Elle poursuit plus loin son raisonnement en attaquant le Procureur sur les notions juridiques qu'il a utilisées. Aussi, tout en relevant des «contradictions» dans l'argumentaire du Parquet de la CPI, la Défense note un «manque de rigueur» et invite la Cour à en prendre acte. «Nous nous demandons si le document qui nous a été transmis le 17 janvier 2013 est réellement un document contenant les charges ou un brouillon, un mémorandum interne sur lequel le Procureur veut encore travailler afin de décider quel mode de responsabilité il allait choisir», a craché Me Ivanovic. Piqué au vif, le Procureur McDonald n’ pas voulu laisser passer cette bourde du camp adverse. Il a réagi spontanément en interpellant la Défense et la Cour en ces termes. «Je m'excuse d'intervenir, mais je reprends ce que Me Altit a mentionné à la première audience, qu'il ne faut pas personnaliser le débat. Mais écoutez, on fait tous un travail ici, nous sommes tous professionnels et il est certain que le DCC de l'accusation n'est pas un brouillon. Je crois qu'il y a des arguments plus forts qu'on peut utiliser, mais si on veut descendre à une bataille de ruelle, je pense qu'on perd le temps de la Chambre et celui de la Cour. Je vous remercie», a-t-il répliqué. Il a fallu l'intervention de Me Emmanuel Altit pour mettre fin à ce qui courait vers une dispute lorsque sa collaboratrice a tenté de renchérir.

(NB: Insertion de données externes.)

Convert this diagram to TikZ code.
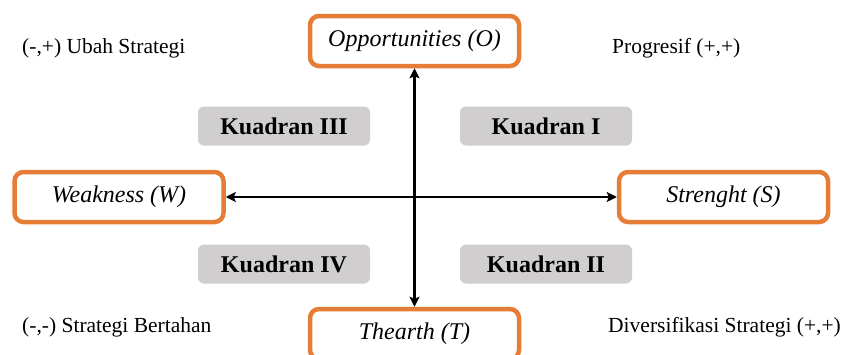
\documentclass[tikz,border=0pt]{standalone}
\usepackage{fontspec}
\setmainfont{Liberation Serif}
\usetikzlibrary{arrows.meta}
\definecolor{boxorange}{RGB}{230,125,55}
\definecolor{quadgray}{RGB}{208,206,206}
\begin{document}
\begin{tikzpicture}[x=1pt,y=-1pt,
  axisbox/.style={draw=boxorange, line width=4.5pt, rounded corners=9pt, fill=white,
    minimum width=209pt, minimum height=50pt, inner sep=0pt,
    font=\fontsize{24}{28}\selectfont\itshape},
  quadbox/.style={fill=quadgray, rounded corners=6pt, minimum width=172pt, minimum height=39pt,
    inner sep=0pt, font=\fontsize{24}{28}\selectfont\bfseries},
  corner/.style={anchor=west, inner sep=0pt, font=\fontsize{21.5}{25}\selectfont},
  axis/.style={line width=2.2pt, {Stealth[length=10pt,width=10pt,inset=2pt]}-{Stealth[length=10pt,width=10pt,inset=2pt]}}
]
\clip (0,0) rectangle (843,354);
\fill[white] (0,0) rectangle (843,354);

\node[axisbox] (O) at (414.5,41) {Opportunities (O)};
\node[axisbox] (W) at (119,197) {Weakness (W)};
\node[axisbox] (S) at (723.5,197) {Strenght (S)};
\node[axisbox] (T) at (414.5,334) {Thearth (T)};

\node[quadbox] (q3) at (284,126) {Kuadran III};
\node[quadbox] (q1) at (546,126) {Kuadran I};
\node[quadbox] (q4) at (284,264) {Kuadran IV};
\node[quadbox] (q2) at (546,264) {Kuadran II};

\node[corner] (tl) at (22,48) {(-,+) Ubah Strategi};
\node[corner] (tr) at (612,48) {Progresif (+,+)};
\node[corner] (bl) at (22,327) {(-,-) Strategi Bertahan};
\node[corner] (br) at (608,327) {Diversifikasi Strategi (+,+)};

\draw[axis] (T.north) -- (O.south);
\draw[axis] (W.east) -- (S.west);
\end{tikzpicture}
\end{document}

Reprenant la parole, Me Ivanovic a relevé que c'est «le caractère équitable du procès qui est mis en cause». Aussi, la notion de persécution utilisée par le Procureur, pour des motifs d'ordre national, politique, ethnique et religieux, ne pouvait être soutenue, selon l'avocate de Gbagbo, par «aucun élément probant ». Elle en évoque l’article 25, 3.d des Statuts de Rome pour soutenir son argumentaire à ce sujet. «La persécution ne devrait s'apprécier que sur l'angle des motifs politiques. Bien entendu, nous contestons l'existence de la persécution dans sa totalité y compris la persécution liée à des motifs politiques. Il n'a ajouté ces motifs pseudo-nationaux et religieux que pour masquer ses accusations politiques», a dit la Défense, qui souligne que les victimes de la crise étaient de tous ordres, et non d’un groupe quelconque stigmatisé.
Estimant que le manque de rigueur du DCC devrait justifier son rejet par la Cour des charges contre Laurent Gbagbo, Me Ivanovic avance l'argument d’un défaut d'enquête, constituant une légèreté de la part de l’Accusation. Pour Me Altit, l'Accusation a violé l'article 54 du statut de la CPI parce qu'elle n'aurait pas étendu son enquête «à tous les faits et éléments de preuves qui peuvent être utiles pour déterminer s'il y a une responsabilité pénale de Laurent Gbagbo, au regard du Statut. Et il devrait enquêter tant à charge qu'à décharge. Le Procureur a failli à son devoir d'enquêter tant à charge qu'à décharge». Ce mardi, la Défense va poursuivre sa démonstration, en attendant, demain mercredi, l’entrée en scène de Laurent Gbagbo, le mise en cause, à la barre.